_THE EXERCISE_. Everything in the listing except the pictures should be written out exactly.
[Begin]
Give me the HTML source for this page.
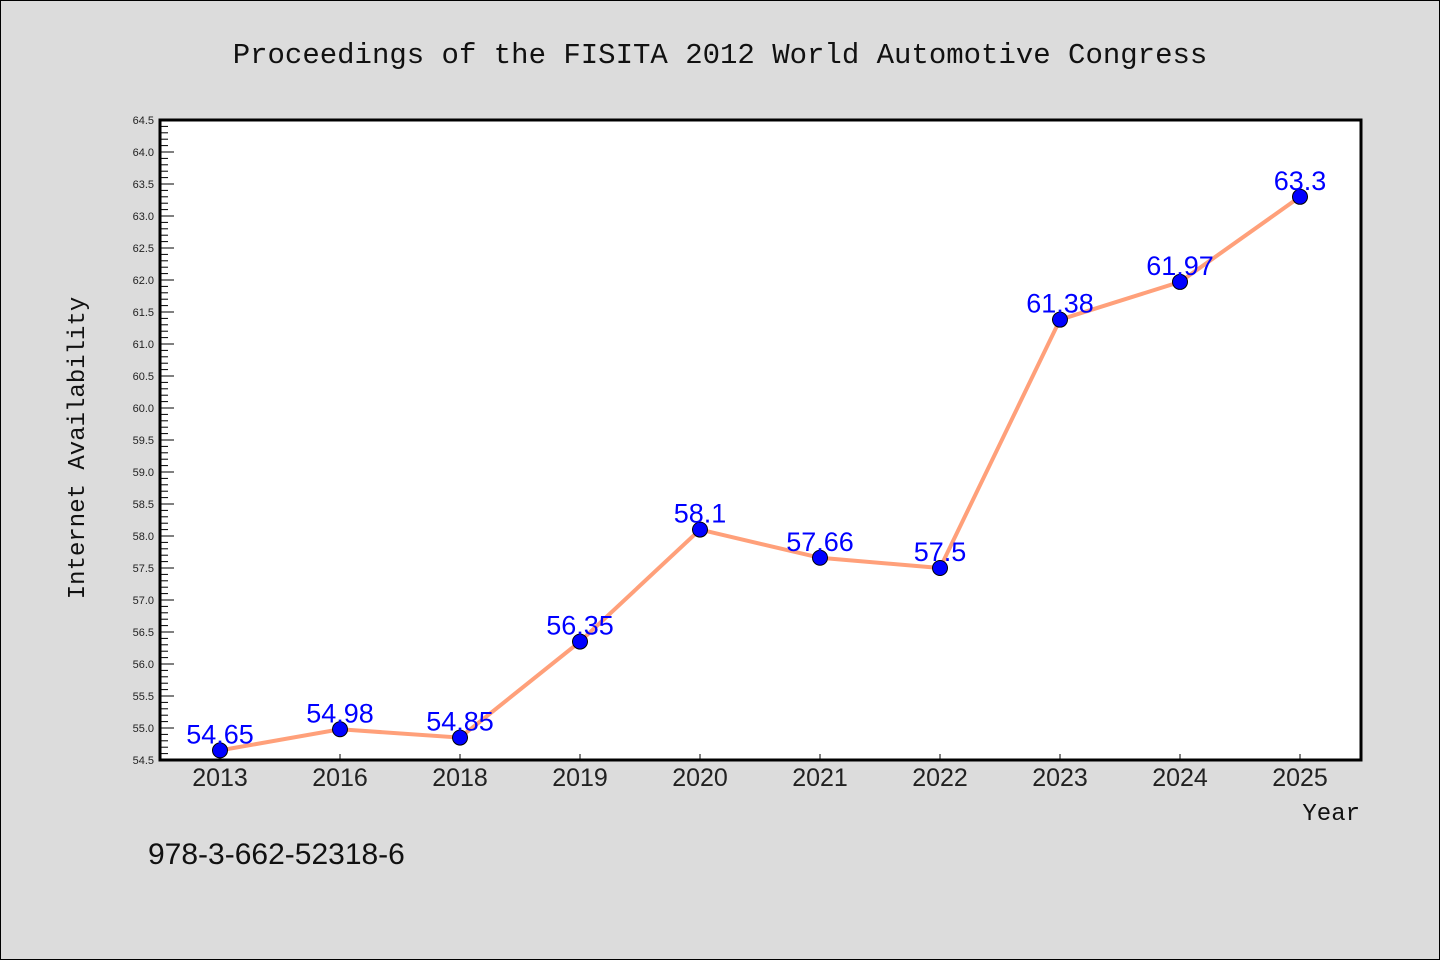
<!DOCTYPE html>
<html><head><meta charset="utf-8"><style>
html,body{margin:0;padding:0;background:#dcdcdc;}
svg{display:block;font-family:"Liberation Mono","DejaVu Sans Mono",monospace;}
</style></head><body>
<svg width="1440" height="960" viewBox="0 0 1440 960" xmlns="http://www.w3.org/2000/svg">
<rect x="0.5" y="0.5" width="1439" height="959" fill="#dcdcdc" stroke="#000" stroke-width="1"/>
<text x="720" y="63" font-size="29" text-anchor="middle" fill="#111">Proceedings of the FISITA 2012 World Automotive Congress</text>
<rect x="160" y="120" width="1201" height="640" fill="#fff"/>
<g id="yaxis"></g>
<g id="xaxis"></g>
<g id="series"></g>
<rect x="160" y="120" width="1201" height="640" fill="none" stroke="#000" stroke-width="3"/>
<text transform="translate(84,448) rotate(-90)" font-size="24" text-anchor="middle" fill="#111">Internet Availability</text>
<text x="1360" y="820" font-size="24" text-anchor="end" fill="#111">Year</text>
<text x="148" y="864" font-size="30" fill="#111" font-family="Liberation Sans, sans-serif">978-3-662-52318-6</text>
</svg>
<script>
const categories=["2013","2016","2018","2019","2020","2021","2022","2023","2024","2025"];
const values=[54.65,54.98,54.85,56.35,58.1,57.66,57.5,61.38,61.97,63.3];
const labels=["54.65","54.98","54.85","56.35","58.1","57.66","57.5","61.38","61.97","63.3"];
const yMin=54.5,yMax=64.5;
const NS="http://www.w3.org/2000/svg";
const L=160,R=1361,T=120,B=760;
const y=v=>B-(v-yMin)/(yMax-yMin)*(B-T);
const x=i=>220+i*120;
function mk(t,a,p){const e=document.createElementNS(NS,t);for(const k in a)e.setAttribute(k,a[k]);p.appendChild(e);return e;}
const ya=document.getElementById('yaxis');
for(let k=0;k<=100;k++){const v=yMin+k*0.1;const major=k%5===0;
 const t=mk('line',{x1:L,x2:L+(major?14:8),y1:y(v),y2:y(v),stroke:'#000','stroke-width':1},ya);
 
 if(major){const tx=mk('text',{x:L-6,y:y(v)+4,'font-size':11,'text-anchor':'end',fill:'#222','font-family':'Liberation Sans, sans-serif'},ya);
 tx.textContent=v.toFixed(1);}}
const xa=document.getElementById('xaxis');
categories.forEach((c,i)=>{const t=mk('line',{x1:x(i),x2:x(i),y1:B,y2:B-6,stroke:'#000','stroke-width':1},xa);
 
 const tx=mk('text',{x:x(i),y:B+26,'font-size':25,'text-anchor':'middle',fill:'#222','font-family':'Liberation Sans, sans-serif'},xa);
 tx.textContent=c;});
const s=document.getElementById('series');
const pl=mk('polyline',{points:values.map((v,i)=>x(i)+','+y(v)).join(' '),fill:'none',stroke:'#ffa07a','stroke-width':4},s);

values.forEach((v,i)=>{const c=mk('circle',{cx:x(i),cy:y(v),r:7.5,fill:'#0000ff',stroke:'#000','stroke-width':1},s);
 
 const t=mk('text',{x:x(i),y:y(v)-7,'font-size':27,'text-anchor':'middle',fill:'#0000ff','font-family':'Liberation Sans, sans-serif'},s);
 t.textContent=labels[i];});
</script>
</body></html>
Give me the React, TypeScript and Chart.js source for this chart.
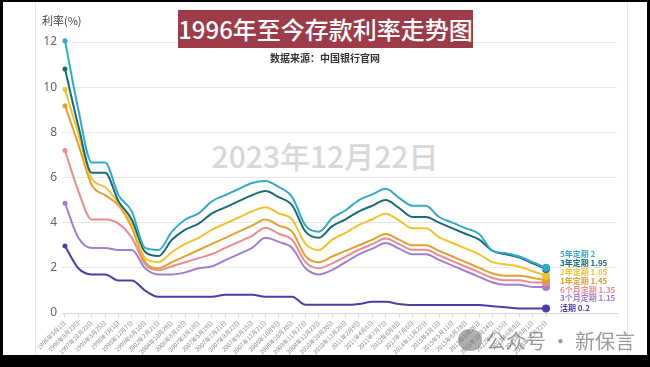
[End]
_OUTPUT OF THE TASK_.
Give me the HTML source for this page.
<!DOCTYPE html>
<html><head><meta charset="utf-8"><style>
html,body{margin:0;padding:0;background:#dcdcdc;}
svg{display:block;font-family:"Liberation Mono","DejaVu Sans Mono",monospace;}
</style></head><body>
<svg width="1440" height="960" viewBox="0 0 1440 960" xmlns="http://www.w3.org/2000/svg">
<rect x="0.5" y="0.5" width="1439" height="959" fill="#dcdcdc" stroke="#000" stroke-width="1"/>
<text x="720" y="63" font-size="29" text-anchor="middle" fill="#111">Proceedings of the FISITA 2012 World Automotive Congress</text>
<rect x="160" y="120" width="1201" height="640" fill="#fff"/>
<g id="yaxis"></g>
<g id="xaxis"></g>
<g id="series"></g>
<rect x="160" y="120" width="1201" height="640" fill="none" stroke="#000" stroke-width="3"/>
<text transform="translate(84,448) rotate(-90)" font-size="24" text-anchor="middle" fill="#111">Internet Availability</text>
<text x="1360" y="820" font-size="24" text-anchor="end" fill="#111">Year</text>
<text x="148" y="864" font-size="30" fill="#111" font-family="Liberation Sans, sans-serif">978-3-662-52318-6</text>
</svg>
<script>
const categories=["2013","2016","2018","2019","2020","2021","2022","2023","2024","2025"];
const values=[54.65,54.98,54.85,56.35,58.1,57.66,57.5,61.38,61.97,63.3];
const labels=["54.65","54.98","54.85","56.35","58.1","57.66","57.5","61.38","61.97","63.3"];
const yMin=54.5,yMax=64.5;
const NS="http://www.w3.org/2000/svg";
const L=160,R=1361,T=120,B=760;
const y=v=>B-(v-yMin)/(yMax-yMin)*(B-T);
const x=i=>220+i*120;
function mk(t,a,p){const e=document.createElementNS(NS,t);for(const k in a)e.setAttribute(k,a[k]);p.appendChild(e);return e;}
const ya=document.getElementById('yaxis');
for(let k=0;k<=100;k++){const v=yMin+k*0.1;const major=k%5===0;
 const t=mk('line',{x1:L,x2:L+(major?14:8),y1:y(v),y2:y(v),stroke:'#000','stroke-width':1},ya);
 
 if(major){const tx=mk('text',{x:L-6,y:y(v)+4,'font-size':11,'text-anchor':'end',fill:'#222','font-family':'Liberation Sans, sans-serif'},ya);
 tx.textContent=v.toFixed(1);}}
const xa=document.getElementById('xaxis');
categories.forEach((c,i)=>{const t=mk('line',{x1:x(i),x2:x(i),y1:B,y2:B-6,stroke:'#000','stroke-width':1},xa);
 
 const tx=mk('text',{x:x(i),y:B+26,'font-size':25,'text-anchor':'middle',fill:'#222','font-family':'Liberation Sans, sans-serif'},xa);
 tx.textContent=c;});
const s=document.getElementById('series');
const pl=mk('polyline',{points:values.map((v,i)=>x(i)+','+y(v)).join(' '),fill:'none',stroke:'#ffa07a','stroke-width':4},s);

values.forEach((v,i)=>{const c=mk('circle',{cx:x(i),cy:y(v),r:7.5,fill:'#0000ff',stroke:'#000','stroke-width':1},s);
 
 const t=mk('text',{x:x(i),y:y(v)-7,'font-size':27,'text-anchor':'middle',fill:'#0000ff','font-family':'Liberation Sans, sans-serif'},s);
 t.textContent=labels[i];});
</script>
</body></html>
Give me the React, TypeScript and Chart.js source for this chart.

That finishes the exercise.